El tiempo es discontínuo, va y viene. Fluye y refluye. Para
y recomienza. Cuando leo un libro, lo que leo se integra con lecturas anteriores.
Voy a lugares desconocidos que me resultan familiares.
Me evado de la prisión
de los hechos y acontecimientos del momento. El futuro va y viene, se mezcla con
el pasado y con el presente. Me expando
y me contraigo. Soy muchos y soy uno solo. Me dejo llevar por el relato, sin
importarme seguir el hilo o entender algo.
Muchas veces leo para descansar,
para expandirme, para unirme a algo vasto e insondable que me contiene y me
envuelve. Soy todo eso, esa vastedad inconmensurable en la que se unen todos los días de mi vida.
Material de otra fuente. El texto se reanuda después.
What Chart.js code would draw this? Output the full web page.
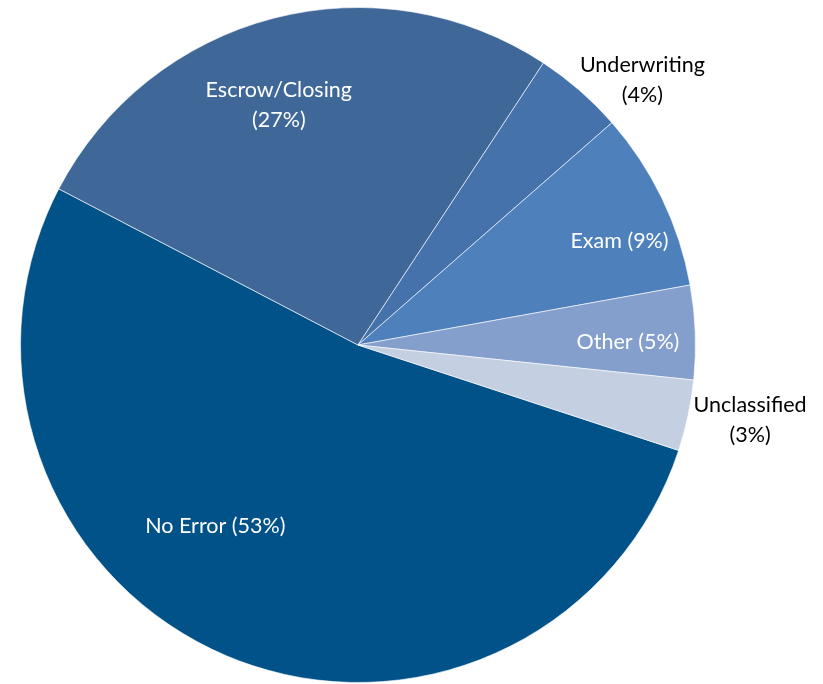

Todos los libros
leídos, los lugares de mí y de esos mundos desconocidos que me son familiares
por haberlos encontrado en las páginas de un libro.
Cuando leo, entro en un lugar
sin tempo, parado. Detenido. Descanso profundamente de las fluctuaciones de lo
efímero, sumergiéndome en la eternidad. Lo efímero es lo eterno. Es allí donde
uno puede soltarse de lo provisiorio y unirse a lo infinito: en lo efímero está
el todo. En lo efímero está lo que permanece. Y la lectura (no sólo de los
libros, sino de la vida) es esa puerta a lo eterno sin fin.